Merkel's reaction was sceptical, noting that the words do not seem to be reflected in Russian policy. "The steps that Russia has taken recently do not point in that direction," she said at the press conference. She was likely alluding to Russia's withdrawal of its application to join the World Trade Organisation under Putin's leadership as he attempted to establish a "post-Soviet" Eurasian customs union with Kazakhstan and Belarus. And of course there are other reasons for Merkel and the EU as a whole to doubt Putin's sincerity when he writes that "In recent years, cooperation on energy issues between Russia and the EU has attracted much attention and, to be honest, has been much too politicized." This from a man who has been repeatedly criticised by the EU for using oil and gas as a weapon against neighbouring states that attempt to diverge from the Russian yoke. Such was the case in the winter of 2009 when Russia turned off its gas pipeline to Ukraine in a political dispute with that country, thousands of EU homes without heat, mostly in Bulgaria and Slovakia.

But relations between the EU and Russia have thawed since those icy days in January 2009. Having abandoned its failed project to create a "post-soviet" free trade zone, Russia has re-launched its bid to join the WTO. On Wednesday Russia and the EU reached an agreement to eliminate tariffs on raw materials such as wood, an important prerequisite for the EU to support Russia's bid. So now that relations are thawing again, and Putin appears to be offering an olive branch to his Western neighbours, has a new era in EU-Russian relations begun? In the short term, talks on ending visa requirements for travelling between Russia and EU member states seem to be progressing again, which would be a big step. But in his editorial Putin urged Russo-EU talks to "think 20, 30, even 50 years into the future." Is it conceivable that in 30 years, Russia could be in a free trade zone with the EU, or even in a common market? In 50 years, could it be part of the EU itself?

The latter suggestion seems extraordinarily unlikely. Russia may be partly on the European continent but its history and its size have always made it a world apart from the rest of Europe. At 142 million, Russia has a population almost 1/3 the size of the entire EU and is more than twice the size of the largest member state (Germany). Geographically, Russia is four times the size of the EU. It's an impossible idea to think the EU could take that on. As long as the EU remains a quasi-federal entity with a economic and political dimension, Russia will never be an EU member state.

But what about an EU-Russia common market? The wording Putin has chosen in his editorial is curious because a common market implies something much deeper than a free trade zone. If the EU were to establish a very involved free trade zone or even some kind of larger common market with Russia, would that undercut the importance and purpose of the EU itself? After all, there are those in the EU (many British conservatives for example) who want the EU to have less of a political dimension and be essentially only a free trade zone. Federalists often worry that when there is talk of expanding the EU or its common market out to large neighbouring countries it is in fact an effort to dilute the EU itself into just a free trade zone. After all, a pan-European free trade zone that encompasses the current EU states plus Turkey and Russia is perfectly conceivable. But a European Union with a political aspect (a parliament, binding legislation, etc) encompassing these states? It's harder to fathom that working successfully. There is always the risk that the extension of just the 'common market' or free trade aspect of the EU to neighboring large states would be a slippery slope to downgrading the whole union to the level of only a free trade zone.

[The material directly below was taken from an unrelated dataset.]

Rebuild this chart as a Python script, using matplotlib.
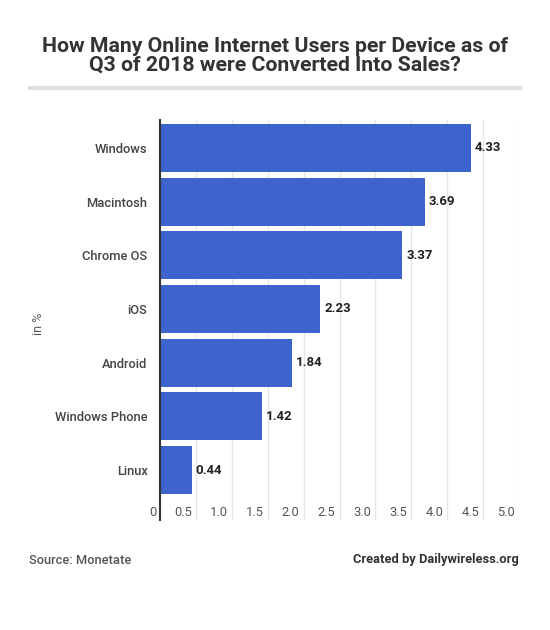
import matplotlib.pyplot as plt
import matplotlib.transforms as mtransforms
from matplotlib.lines import Line2D

plt.rcParams['font.family'] = ['Roboto', 'DejaVu Sans']

devices = ['Windows', 'Macintosh', 'Chrome OS', 'iOS', 'Android', 'Windows Phone', 'Linux']
conversion = [4.33, 3.69, 3.37, 2.23, 1.84, 1.42, 0.44]
xticks = [0, 0.5, 1.0, 1.5, 2.0, 2.5, 3.0, 3.5, 4.0, 4.5, 5.0]
xtick_labels = ['0', '0.5', '1.0', '1.5', '2.0', '2.5', '3.0', '3.5', '4.0', '4.5', '5.0']

fig = plt.figure(figsize=(5.5, 6.3), dpi=100)
ax = fig.add_axes([160 / 550, 1 - 520 / 630, 359 / 550, 400 / 630])

pos = list(range(len(devices)))
ax.barh(pos, conversion, height=0.89, color='#3d63cc', zorder=3)
ax.set_xlim(0, 5)
ax.set_ylim(6.93, -0.52)

ax.set_xticks(xticks)
ax.set_xticklabels([])
ax.tick_params(axis='x', length=0)
ax.grid(axis='x', color='#e6e6e6', linewidth=1, zorder=0)

ax.set_yticks(pos)
ax.set_yticklabels(devices, fontsize=9.3, color='#444444', fontweight='medium')
ax.tick_params(axis='y', length=0, pad=9)

for s in ['top', 'right', 'bottom']:
    ax.spines[s].set_visible(False)
ax.spines['left'].set_color('#333333')
ax.spines['left'].set_linewidth(1.5)
ax.spines['left'].set_zorder(4)

# tick labels sit just left of their gridline, inside the plot
trans = mtransforms.blended_transform_factory(ax.transData, ax.transAxes)
off = mtransforms.offset_copy(trans, fig=fig, x=-4, y=0, units='dots')
for t, lab in zip(xticks, xtick_labels):
    ax.text(t, 0.02, lab, transform=off, ha='right', va='center',
            fontsize=9.3, color='#555555')

for p, v in zip(pos, conversion):
    ax.annotate(f'{v:.2f}', (v, p), xytext=(3, 0), textcoords='offset points',
                ha='left', va='center', fontsize=9.5, fontweight='bold', color='#222222')

ax.set_ylabel('in %', fontsize=9, color='#555555', labelpad=0)
ax.yaxis.set_label_coords(-115 / 359, 0.49)

fig.text(0.5, 1 - 55.5 / 630, 'How Many Online Internet Users per Device as of\nQ3 of 2018 were Converted Into Sales?',
         ha='center', va='center', fontsize=15.3, fontweight='bold', color='#333333', linespacing=1.0)
fig.add_artist(Line2D([30 / 550, 520 / 550], [1 - 88 / 630, 1 - 88 / 630],
                      color='#e0e0e0', linewidth=3))

fig.text(29 / 550, 1 - 560 / 630, 'Source: Monetate', ha='left', va='center',
         fontsize=9.3, color='#555555', fontweight='medium')
fig.text(519 / 550, 1 - 560 / 630, 'Created by Dailywireless.org', ha='right', va='center',
         fontsize=9.3, color='#333333', fontweight='bold')

fig.savefig('out.png', dpi=100)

The EU-Russia relationship is always an interesting one to watch. There is plenty of historical animosity there, particularly between the new Eastern European EU states and Russia. But Russia is an unavoidable presence on the European stage, as was proven during the 2009 gas crisis. There are many outstanding issues that the two 'federations' need to work out between each other, a notable one being what to do about the Russian exclave of Kaliningrad that is now completely surrounded by the EU. Energy remains a huge issue between the two, as does cooperation in the Baltic Sea. This new outstretched arm from the Russians, however suspect it may be, may be a sign that those tricky issues are closer to being resolved.